-- Start of Dataset content --

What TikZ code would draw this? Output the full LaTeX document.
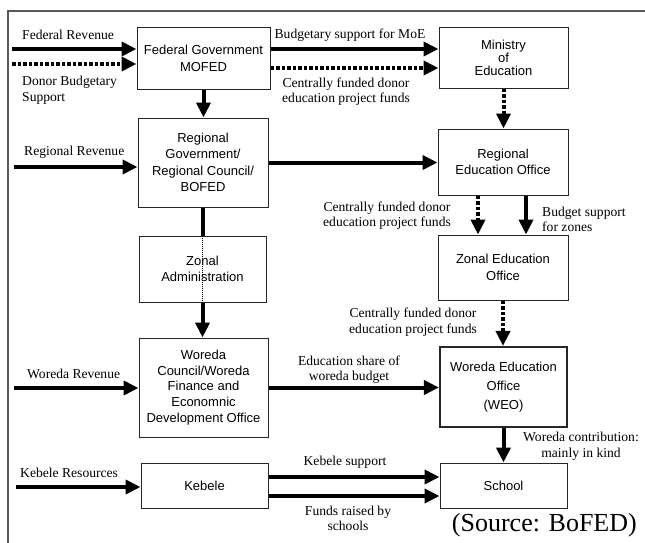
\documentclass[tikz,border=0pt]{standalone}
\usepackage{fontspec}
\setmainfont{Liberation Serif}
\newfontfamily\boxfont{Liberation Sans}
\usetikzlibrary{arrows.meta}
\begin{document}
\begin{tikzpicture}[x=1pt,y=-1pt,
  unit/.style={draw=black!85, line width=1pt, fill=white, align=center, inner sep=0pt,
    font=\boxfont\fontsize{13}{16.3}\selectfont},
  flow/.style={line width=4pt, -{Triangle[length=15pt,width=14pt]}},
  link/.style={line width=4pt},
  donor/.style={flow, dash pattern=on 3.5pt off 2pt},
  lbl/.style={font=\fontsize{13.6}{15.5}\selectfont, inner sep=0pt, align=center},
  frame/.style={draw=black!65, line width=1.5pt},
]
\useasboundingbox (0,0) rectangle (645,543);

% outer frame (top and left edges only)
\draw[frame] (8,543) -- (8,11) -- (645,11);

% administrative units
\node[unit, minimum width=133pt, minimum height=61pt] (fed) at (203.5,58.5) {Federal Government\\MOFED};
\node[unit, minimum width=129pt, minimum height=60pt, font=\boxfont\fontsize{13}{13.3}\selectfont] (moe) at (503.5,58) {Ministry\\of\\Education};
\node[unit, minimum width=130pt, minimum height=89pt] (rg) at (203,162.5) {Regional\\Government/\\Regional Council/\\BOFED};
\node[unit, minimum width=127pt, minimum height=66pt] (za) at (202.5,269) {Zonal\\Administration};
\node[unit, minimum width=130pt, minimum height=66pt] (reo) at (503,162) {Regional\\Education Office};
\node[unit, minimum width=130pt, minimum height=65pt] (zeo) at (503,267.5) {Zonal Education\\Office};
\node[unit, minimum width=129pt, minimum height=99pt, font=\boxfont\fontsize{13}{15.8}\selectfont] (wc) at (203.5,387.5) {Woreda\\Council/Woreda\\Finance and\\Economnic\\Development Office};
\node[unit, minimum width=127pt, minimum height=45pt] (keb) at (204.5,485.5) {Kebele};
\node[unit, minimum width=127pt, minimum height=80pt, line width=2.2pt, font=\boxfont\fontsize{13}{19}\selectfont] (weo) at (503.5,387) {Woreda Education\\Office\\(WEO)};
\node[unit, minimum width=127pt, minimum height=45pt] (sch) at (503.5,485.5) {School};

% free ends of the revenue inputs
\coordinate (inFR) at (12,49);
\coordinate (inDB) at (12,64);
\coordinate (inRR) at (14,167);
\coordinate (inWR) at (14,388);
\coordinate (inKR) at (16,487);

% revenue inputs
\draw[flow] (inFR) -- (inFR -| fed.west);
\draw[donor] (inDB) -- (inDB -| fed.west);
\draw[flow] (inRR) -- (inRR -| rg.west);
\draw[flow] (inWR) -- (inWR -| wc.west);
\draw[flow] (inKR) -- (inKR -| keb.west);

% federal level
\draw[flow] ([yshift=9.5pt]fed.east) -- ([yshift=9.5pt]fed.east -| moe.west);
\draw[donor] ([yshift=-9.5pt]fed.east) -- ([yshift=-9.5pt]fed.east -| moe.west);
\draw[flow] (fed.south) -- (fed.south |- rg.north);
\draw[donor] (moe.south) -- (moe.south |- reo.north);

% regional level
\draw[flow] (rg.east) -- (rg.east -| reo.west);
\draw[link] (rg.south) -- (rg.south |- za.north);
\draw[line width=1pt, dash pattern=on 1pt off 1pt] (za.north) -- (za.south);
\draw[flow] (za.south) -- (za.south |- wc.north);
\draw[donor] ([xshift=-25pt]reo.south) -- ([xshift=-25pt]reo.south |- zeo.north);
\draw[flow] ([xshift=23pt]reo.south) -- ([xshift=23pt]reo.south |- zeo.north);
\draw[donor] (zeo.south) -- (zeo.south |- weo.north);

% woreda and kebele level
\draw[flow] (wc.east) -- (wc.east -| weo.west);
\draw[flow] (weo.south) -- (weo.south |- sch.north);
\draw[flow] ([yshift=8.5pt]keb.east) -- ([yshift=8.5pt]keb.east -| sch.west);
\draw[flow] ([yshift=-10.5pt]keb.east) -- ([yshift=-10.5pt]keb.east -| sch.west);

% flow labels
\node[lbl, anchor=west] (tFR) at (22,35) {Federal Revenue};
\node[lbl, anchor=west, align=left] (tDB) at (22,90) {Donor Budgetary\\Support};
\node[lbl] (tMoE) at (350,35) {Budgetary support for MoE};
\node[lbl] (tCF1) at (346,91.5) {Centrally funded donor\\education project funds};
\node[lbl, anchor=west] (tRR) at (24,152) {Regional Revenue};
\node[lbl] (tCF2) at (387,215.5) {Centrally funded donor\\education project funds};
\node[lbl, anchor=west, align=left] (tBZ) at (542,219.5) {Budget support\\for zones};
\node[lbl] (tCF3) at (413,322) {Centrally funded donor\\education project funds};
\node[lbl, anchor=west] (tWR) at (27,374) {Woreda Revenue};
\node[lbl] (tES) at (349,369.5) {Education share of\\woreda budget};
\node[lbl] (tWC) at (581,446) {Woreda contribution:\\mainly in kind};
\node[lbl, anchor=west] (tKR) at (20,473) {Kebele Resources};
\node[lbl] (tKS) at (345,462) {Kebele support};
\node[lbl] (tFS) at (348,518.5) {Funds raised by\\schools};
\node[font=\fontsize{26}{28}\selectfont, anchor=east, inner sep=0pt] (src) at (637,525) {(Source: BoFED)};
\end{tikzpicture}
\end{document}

-- End of Dataset content --

Exercise objective: Leave out the pictures and output the rest of the material exactly as written.

Full output:
What TikZ code would draw this? Output the full LaTeX document.
\documentclass[tikz,border=0pt]{standalone}
\usepackage{fontspec}
\setmainfont{Liberation Serif}
\newfontfamily\boxfont{Liberation Sans}
\usetikzlibrary{arrows.meta}
\begin{document}
\begin{tikzpicture}[x=1pt,y=-1pt,
  unit/.style={draw=black!85, line width=1pt, fill=white, align=center, inner sep=0pt,
    font=\boxfont\fontsize{13}{16.3}\selectfont},
  flow/.style={line width=4pt, -{Triangle[length=15pt,width=14pt]}},
  link/.style={line width=4pt},
  donor/.style={flow, dash pattern=on 3.5pt off 2pt},
  lbl/.style={font=\fontsize{13.6}{15.5}\selectfont, inner sep=0pt, align=center},
  frame/.style={draw=black!65, line width=1.5pt},
]
\useasboundingbox (0,0) rectangle (645,543);

% outer frame (top and left edges only)
\draw[frame] (8,543) -- (8,11) -- (645,11);

% administrative units
\node[unit, minimum width=133pt, minimum height=61pt] (fed) at (203.5,58.5) {Federal Government\\MOFED};
\node[unit, minimum width=129pt, minimum height=60pt, font=\boxfont\fontsize{13}{13.3}\selectfont] (moe) at (503.5,58) {Ministry\\of\\Education};
\node[unit, minimum width=130pt, minimum height=89pt] (rg) at (203,162.5) {Regional\\Government/\\Regional Council/\\BOFED};
\node[unit, minimum width=127pt, minimum height=66pt] (za) at (202.5,269) {Zonal\\Administration};
\node[unit, minimum width=130pt, minimum height=66pt] (reo) at (503,162) {Regional\\Education Office};
\node[unit, minimum width=130pt, minimum height=65pt] (zeo) at (503,267.5) {Zonal Education\\Office};
\node[unit, minimum width=129pt, minimum height=99pt, font=\boxfont\fontsize{13}{15.8}\selectfont] (wc) at (203.5,387.5) {Woreda\\Council/Woreda\\Finance and\\Economnic\\Development Office};
\node[unit, minimum width=127pt, minimum height=45pt] (keb) at (204.5,485.5) {Kebele};
\node[unit, minimum width=127pt, minimum height=80pt, line width=2.2pt, font=\boxfont\fontsize{13}{19}\selectfont] (weo) at (503.5,387) {Woreda Education\\Office\\(WEO)};
\node[unit, minimum width=127pt, minimum height=45pt] (sch) at (503.5,485.5) {School};

% free ends of the revenue inputs
\coordinate (inFR) at (12,49);
\coordinate (inDB) at (12,64);
\coordinate (inRR) at (14,167);
\coordinate (inWR) at (14,388);
\coordinate (inKR) at (16,487);

% revenue inputs
\draw[flow] (inFR) -- (inFR -| fed.west);
\draw[donor] (inDB) -- (inDB -| fed.west);
\draw[flow] (inRR) -- (inRR -| rg.west);
\draw[flow] (inWR) -- (inWR -| wc.west);
\draw[flow] (inKR) -- (inKR -| keb.west);

% federal level
\draw[flow] ([yshift=9.5pt]fed.east) -- ([yshift=9.5pt]fed.east -| moe.west);
\draw[donor] ([yshift=-9.5pt]fed.east) -- ([yshift=-9.5pt]fed.east -| moe.west);
\draw[flow] (fed.south) -- (fed.south |- rg.north);
\draw[donor] (moe.south) -- (moe.south |- reo.north);

% regional level
\draw[flow] (rg.east) -- (rg.east -| reo.west);
\draw[link] (rg.south) -- (rg.south |- za.north);
\draw[line width=1pt, dash pattern=on 1pt off 1pt] (za.north) -- (za.south);
\draw[flow] (za.south) -- (za.south |- wc.north);
\draw[donor] ([xshift=-25pt]reo.south) -- ([xshift=-25pt]reo.south |- zeo.north);
\draw[flow] ([xshift=23pt]reo.south) -- ([xshift=23pt]reo.south |- zeo.north);
\draw[donor] (zeo.south) -- (zeo.south |- weo.north);

% woreda and kebele level
\draw[flow] (wc.east) -- (wc.east -| weo.west);
\draw[flow] (weo.south) -- (weo.south |- sch.north);
\draw[flow] ([yshift=8.5pt]keb.east) -- ([yshift=8.5pt]keb.east -| sch.west);
\draw[flow] ([yshift=-10.5pt]keb.east) -- ([yshift=-10.5pt]keb.east -| sch.west);

% flow labels
\node[lbl, anchor=west] (tFR) at (22,35) {Federal Revenue};
\node[lbl, anchor=west, align=left] (tDB) at (22,90) {Donor Budgetary\\Support};
\node[lbl] (tMoE) at (350,35) {Budgetary support for MoE};
\node[lbl] (tCF1) at (346,91.5) {Centrally funded donor\\education project funds};
\node[lbl, anchor=west] (tRR) at (24,152) {Regional Revenue};
\node[lbl] (tCF2) at (387,215.5) {Centrally funded donor\\education project funds};
\node[lbl, anchor=west, align=left] (tBZ) at (542,219.5) {Budget support\\for zones};
\node[lbl] (tCF3) at (413,322) {Centrally funded donor\\education project funds};
\node[lbl, anchor=west] (tWR) at (27,374) {Woreda Revenue};
\node[lbl] (tES) at (349,369.5) {Education share of\\woreda budget};
\node[lbl] (tWC) at (581,446) {Woreda contribution:\\mainly in kind};
\node[lbl, anchor=west] (tKR) at (20,473) {Kebele Resources};
\node[lbl] (tKS) at (345,462) {Kebele support};
\node[lbl] (tFS) at (348,518.5) {Funds raised by\\schools};
\node[font=\fontsize{26}{28}\selectfont, anchor=east, inner sep=0pt] (src) at (637,525) {(Source: BoFED)};
\end{tikzpicture}
\end{document}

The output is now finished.